The Internet needs a little more diversity in its Shining Force screenshot selection.
Sadly, Shining lost its mojo after Shining Force III. Maybe it’s because Camelot wandered off to make Golden Sun and Mario Tennis games, or maybe the lack of direction trickled down from on high at Sega as the company fractured at the end of the millennium. In any case, the Shining name struggled onward, but in an increasingly unpleasant fashion. It started out OK! Grasshopper Manufacture took over and created some pretty decent little Game Boy Advance Diablo-likes, the Shining Soul games. Then there were a bunch of remakes.
And then… the dark times.
Actually, from what I’ve played of them, the latter-day Shining games weren’t especially bad. They were just sort of generic… and they featured character designs by Akiba-nerd-baiting illustrator Tony Taka in a naked (sometimes literally) bid to sell character goods. Alas, the venerable Shining series was reduced to bland prostitution, the games becoming secondary to the scantily clad merchandise. I’ve heard 2009’s Shining Force Feather, one of the rare games to fall into the Shining Force mold, was pretty solid… but of course, Sega never bothered localizing it, or any of the games after 2007’s Shining Force EXA.
Still, Shining gets the last laugh. It might be easy to write it off as a Fire-Emblem-come-lately, but in the end it’s the real innovator. Fire Emblem has finally gone all-in on Tony Taka-style anime boobies with its most recent release, Fates. Though I suspect that’s what you call a pyrrhic victory.
5 thoughts on “By request: Shining Force”
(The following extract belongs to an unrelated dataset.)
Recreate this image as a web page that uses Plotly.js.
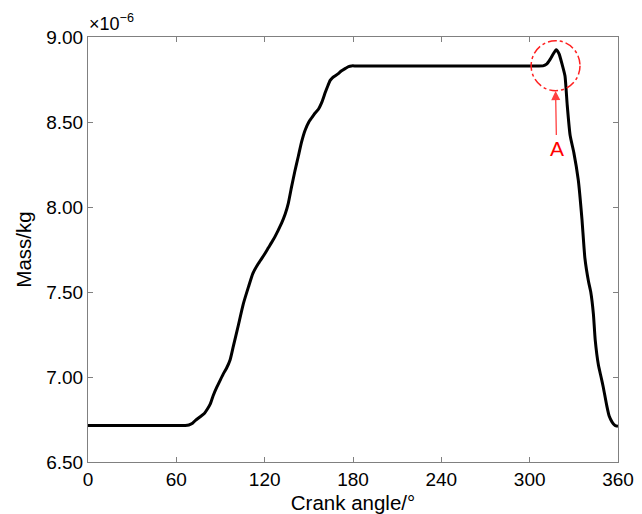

The only good thing I can say about the Dark Times is that 2010’s Shining Hearts features a soundtrack by Hiroki Kikuta. Look it up if you’re ever craving more from the genius who gave us the music of Secret of Mana.
Wouldn’t Shinobi be the toe-to-toe competitor of Ninja Gaiden? and Golvellius to Zelda? Sonic to Mario? You have a strange pull towards Master System titles in these franchise comparisons (which isn’t necessarily bad) .
I actually had the same thoughts myself. Perhaps the aim is towards Master System games against the NES, since they are both 8-bit?
Was Rad Racer that much worse than Outrun on the Master System?
Nintendo did have 3D World Runner to Sega’s Space Harrier, but that may have been less direct and less competitive.
This post reminded me that the old Shining Force games had such a great font. Tall, roman, pixelly, gorgeous.